Беккер познакомил меня с председателем местного союза немецких рабочих, столяром Гутсманом, на которого он так напал за его веру в чудотворную силу правды и справедливости. Это был очень интеллигентный рабочий, немного старше меня, с тонкими чертами и милым выражением лица. Я довольно близко сошелся с ним, и он иногда делился со мной своими интимными мыслями и чувствами. Он испытывал тяжелые переживания вследствие неудовлетворенной потребности в облагороженной любви к женщине, – или точнее, вследствие сознания, что в окружающей его социальной среде нет таких женщин, которые, по своему интеллектуальному развитию и душевному складу, способны были бы быть настоящими интимными товарищами и подругами жизни для политически активных и идейных рабочих-социалистов. А о том, чтобы русская социалистка из интеллигенции полюбила его, столяра, и связала бы с ним свою судьбу, он едва ли серьезно решался мечтать.

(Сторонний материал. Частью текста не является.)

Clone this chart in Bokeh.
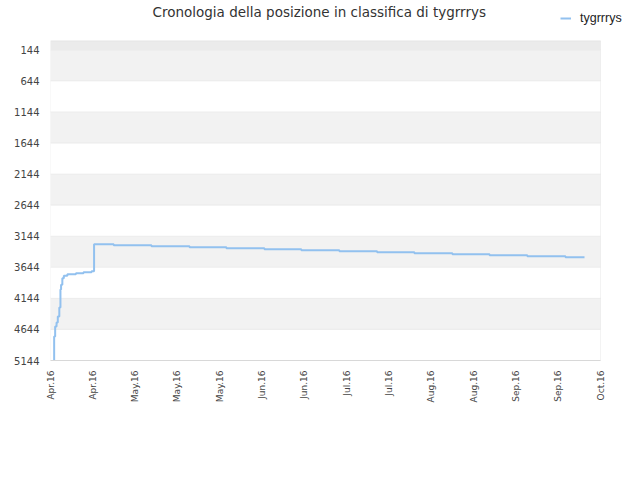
import pandas as pd
from bokeh.plotting import figure
from bokeh.models import (Range1d, FixedTicker, DatetimeTickFormatter, BoxAnnotation,
                          Legend, LegendItem)
from bokeh.embed import file_html
from bokeh.resources import INLINE

# ---- data ----
title_text = "Cronologia della posizione in classifica di tygrrrys"
series_name = "tygrrrys"
dates = [
    "2016-04-04 22:00", "2016-04-05 05:00", "2016-04-05 13:00", "2016-04-06 00:00",
    "2016-04-06 10:00", "2016-04-06 22:00", "2016-04-07 07:00", "2016-04-07 12:00",
    "2016-04-07 22:00", "2016-04-08 10:00", "2016-04-09 14:00", "2016-04-12 10:00",
    "2016-04-14 22:00", "2016-04-17 14:00", "2016-04-18 10:00", "2016-04-24 22:00",
    "2016-05-07 10:00", "2016-05-20 00:00", "2016-06-01 05:00", "2016-06-13 19:00",
    "2016-06-26 00:00", "2016-07-08 14:00", "2016-07-21 02:00", "2016-08-02 10:00",
    "2016-08-15 00:00", "2016-08-27 07:00", "2016-09-08 19:00", "2016-09-21 10:00",
    "2016-09-27 17:00",
]
ranks = [
    5140, 4758, 4597, 4533,
    4436, 4291, 4001, 3926,
    3820, 3781, 3755, 3739,
    3723, 3707, 3272, 3288,
    3304, 3320, 3336, 3352,
    3368, 3385, 3401, 3417,
    3433, 3449, 3465, 3481,
    3481,
]
y_ticks = [144, 644, 1144, 1644, 2144, 2644, 3144, 3644, 4144, 4644, 5144]
x_tick_dates = ["2016-04-04", "2016-04-18", "2016-05-02", "2016-05-16", "2016-05-30",
                "2016-06-13", "2016-06-27", "2016-07-11", "2016-07-25", "2016-08-08",
                "2016-08-22", "2016-09-05", "2016-09-19", "2016-10-03"]
x_start, x_end = "2016-04-04", "2016-10-03"
y_top, y_bottom = -1, 5144

# ---- layout (pixels) ----
W, H = 640, 480
AREA_L, AREA_R, AREA_T, AREA_B = 50, 600, 40.3, 360     # visible plot area
FRAME_T, FRAME_R = 11, 632                                # drawing frame (room for legend)

x = pd.to_datetime(dates)
xt = pd.to_datetime(x_tick_dates)
ms = lambda s: pd.Timestamp(s).value / 1e6
x0, x1 = ms(x_start), ms(x_end)
x_frame_end = x0 + (x1 - x0) * (FRAME_R - AREA_L) / (AREA_R - AREA_L)
per_px = (y_bottom - y_top) / (AREA_B - AREA_T)
y_frame_top = y_top - (AREA_T - FRAME_T) * per_px

p = figure(width=W, height=H, x_axis_type="datetime",
           output_backend="svg", toolbar_location=None,
           x_range=Range1d(x0, x_frame_end),
           y_range=Range1d(y_bottom, y_frame_top),
           min_border_left=AREA_L, min_border_right=W - FRAME_R,
           min_border_top=FRAME_T, min_border_bottom=H - AREA_B)

p.background_fill_color = "white"
p.border_fill_color = "white"
p.outline_line_color = None
p.xgrid.grid_line_color = None
p.ygrid.grid_line_color = None

# plot-area bands
p.add_layout(BoxAnnotation(left=x0, right=x1, bottom=y_top, top=y_ticks[0],
                           fill_color="#ebebeb", fill_alpha=1, line_alpha=0, level="underlay"))
for i in range(0, len(y_ticks) - 1, 2):
    p.add_layout(BoxAnnotation(left=x0, right=x1, bottom=y_ticks[i], top=y_ticks[i + 1],
                               fill_color="#f2f2f2", fill_alpha=1, line_alpha=0,
                               level="underlay"))
# horizontal grid lines
for t in y_ticks:
    p.add_layout(BoxAnnotation(left=x0, right=x1, bottom=t, top=t, fill_alpha=0,
                               line_color="#e3e3e3", line_width=1, level="underlay"))
# plot-area border
p.add_layout(BoxAnnotation(left=x0, right=x1, bottom=y_bottom, top=y_top, fill_alpha=0,
                           line_color="#d8d8d8", line_width=1, level="underlay"))

r = p.step(x, ranks, mode="after", line_color="#92c1ef", line_width=2)

# y axis
p.yaxis.ticker = FixedTicker(ticks=y_ticks)
p.yaxis.axis_line_color = None
p.yaxis.major_tick_line_color = None
p.yaxis.minor_tick_line_color = None
p.yaxis.major_tick_out = 0
p.yaxis.major_label_standoff = 11
p.yaxis.major_label_text_font = "DejaVu Sans"
p.yaxis.major_label_text_font_size = "10px"
p.yaxis.major_label_text_color = "#444444"

# x axis
p.xaxis.ticker = FixedTicker(ticks=[t.value / 1e6 for t in xt])
p.xaxis.formatter = DatetimeTickFormatter(days="%b.%y", months="%b.%y", hours="%b.%y")
p.xaxis.major_label_orientation = 3.14159265 / 2
p.xaxis.bounds = (x0, x1)
p.xaxis.axis_line_color = "#d8d8d8"
p.xaxis.major_tick_line_color = None
p.xaxis.minor_tick_line_color = None
p.xaxis.major_tick_out = 0
p.xaxis.major_label_standoff = 10
p.xaxis.major_label_text_font = "DejaVu Sans"
p.xaxis.major_label_text_font_size = "9px"
p.xaxis.major_label_text_color = "#444444"

# title (negative standoff lifts it above a thin border)
p.title.text = title_text
p.title.align = "left"
p.title.offset = 102
p.title.text_font = "DejaVu Sans"
p.title.text_font_size = "13.5px"
p.title.text_font_style = "normal"
p.title.text_color = "#333333"
p.title.standoff = -16

# legend (top right, above the plot area)
legend = Legend(items=[LegendItem(label=series_name, renderers=[r])],
                location=(510, 335), padding=0, margin=0, spacing=0,
                glyph_width=11, glyph_height=12, label_height=12, label_standoff=9,
                label_text_font="Liberation Sans", label_text_font_size="12.5px",
                label_text_color="#222222",
                background_fill_alpha=0, border_line_alpha=0)
p.add_layout(legend, "center")

open("out.html", "w").write(file_html(p, INLINE))
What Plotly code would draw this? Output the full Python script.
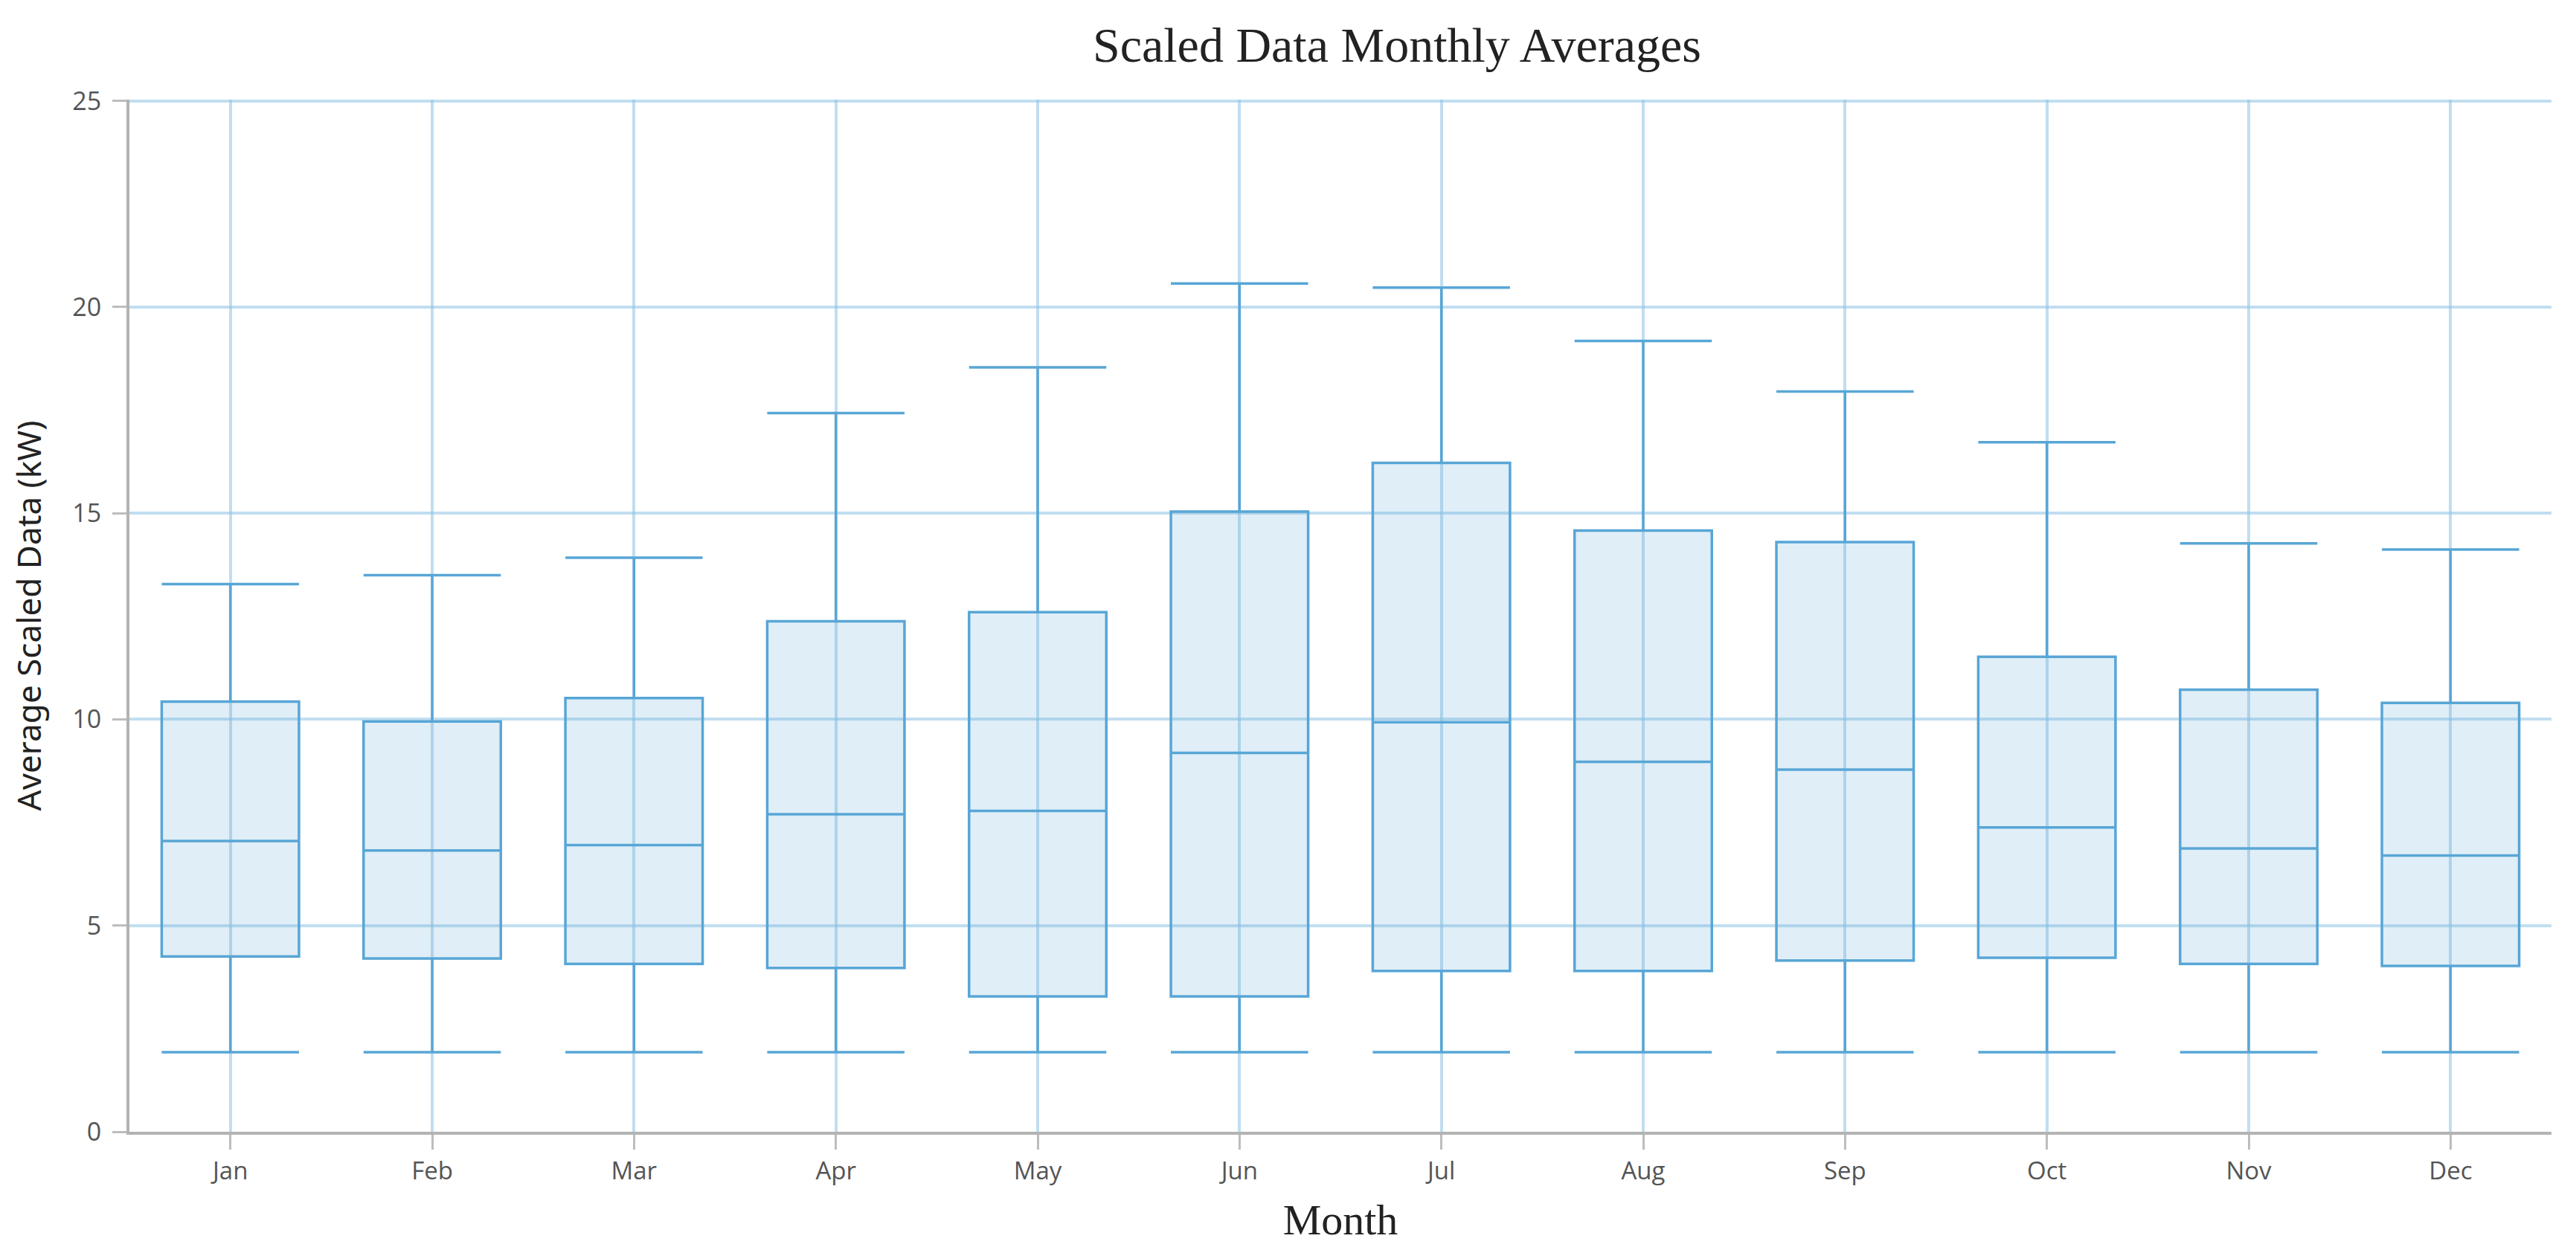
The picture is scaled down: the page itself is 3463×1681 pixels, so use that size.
import plotly.graph_objects as go

months = ["Jan", "Feb", "Mar", "Apr", "May", "Jun", "Jul", "Aug", "Sep", "Oct", "Nov", "Dec"]
lower_whisker = [1.93, 1.93, 1.93, 1.93, 1.93, 1.93, 1.93, 1.93, 1.93, 1.93, 1.93, 1.93]
q1 = [4.25, 4.20, 4.07, 3.97, 3.28, 3.28, 3.90, 3.90, 4.15, 4.22, 4.07, 4.02]
median = [7.05, 6.82, 6.95, 7.70, 7.78, 9.19, 9.93, 8.97, 8.78, 7.38, 6.87, 6.70]
q3 = [10.43, 9.95, 10.52, 12.38, 12.60, 15.04, 16.22, 14.58, 14.30, 11.52, 10.72, 10.40]
upper_whisker = [13.28, 13.50, 13.92, 17.43, 18.54, 20.57, 20.47, 19.18, 17.95, 16.72, 14.27, 14.12]
y_ticks = [0, 5, 10, 15, 20, 25]

fig = go.Figure()
fig.add_trace(go.Box(
    x=months,
    q1=q1,
    median=median,
    q3=q3,
    lowerfence=lower_whisker,
    upperfence=upper_whisker,
    boxpoints=False,
    whiskerwidth=1,
    fillcolor="rgba(100,170,215,0.2)",
    line=dict(color="#58a6d6", width=3.5),
    showlegend=False,
))

grid_color = "rgba(140,195,228,0.55)"
fig.update_layout(
    width=3463,
    height=1681,
    paper_bgcolor="white",
    plot_bgcolor="white",
    margin=dict(l=166, r=41, t=126, b=167),
    boxgap=0.32,
    boxgroupgap=0,
    title=dict(
        text="Scaled Data Monthly Averages",
        font=dict(family="Liberation Serif", size=66, color="#222"),
        x=0.540, xanchor="center", xref="container",
        y=1 - 52 / 1681, yanchor="middle",
    ),
    xaxis=dict(
        title=dict(text="Month", font=dict(family="Liberation Serif", size=58, color="#222"), standoff=26),
        showgrid=True, gridcolor=grid_color, gridwidth=4,
        showline=True, linecolor="#b3b3b3", linewidth=4,
        ticks="outside", ticklen=20, tickwidth=3, tickcolor="#bdbdbd",
        tickfont=dict(family="Open Sans", size=33, color="#555"),
        ticklabelstandoff=0,
        range=[-0.5, 11.5],
    ),
    yaxis=dict(
        title=dict(text="Average Scaled Data (kW)", font=dict(family="Noto Sans", size=44, color="#222"), standoff=34),
        range=[0, 25.03],
        tickvals=y_ticks,
        showgrid=True, gridcolor=grid_color, gridwidth=4,
        zeroline=False,
        showline=True, linecolor="#b3b3b3", linewidth=4,
        ticks="outside", ticklen=19, tickwidth=3, tickcolor="#bdbdbd",
        tickfont=dict(family="Open Sans", size=34, color="#555"),
        ticklabelstandoff=8,
    ),
)

fig.write_html("out.html")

Беседы наши с Гутсманом вращались большей частью вокруг принципиальных и тактических разногласий между анархистами и социал-демократами. Оставаясь правоверным бакунистом, несмотря на мои симпатии к германскому рабочему движению, я, конечно, старался заразить бакунизмом моего собеседника. Отчасти мои старания оказались не совсем бесплодными, по крайней мере, в том смысле, что поколебали абсолютно отрицательное отношение Гутсмана к анархизму и внесли некоторую путаницу в его голову и элемент эклектики в его образ мыслей.
Впоследствии, – кажется, Гутсмана тогда уже не было в Женеве, – я, в своем анархическом рвении, решился прочитать в немецком рабочем союзе реферат об участии социалистов в парламентских выборах. Я был, конечно, против такого участия. Как справился я с своей задачей при моем слабом знании языка, – это и теперь еще для меня загадка. Однако, мой реферат вызвал, по-видимому, некоторое смущение среди слушателей; думаю так потому, что едва я его окончил, как явился старик Беккер, за которым, очевидно, было послано во время моей речи. Не помню, выступал ли он сам с возражениями против меня, или это сделал кто-нибудь другой; только отчетливо помню, как ветеран интернационального революционного движения и один из знаменоносцев первого пролетарского Интернационала отечески пожурил меня: «Чего вы хотите от этих людей? Зачем вы им головы кружите?», – сказал он мне. Этими словами, кажется, и ограничилось с его стороны выражение не то неудовольствия, не то огорчения по поводу моей попытки пропагандировать анархические учения в немецком рабочем союзе.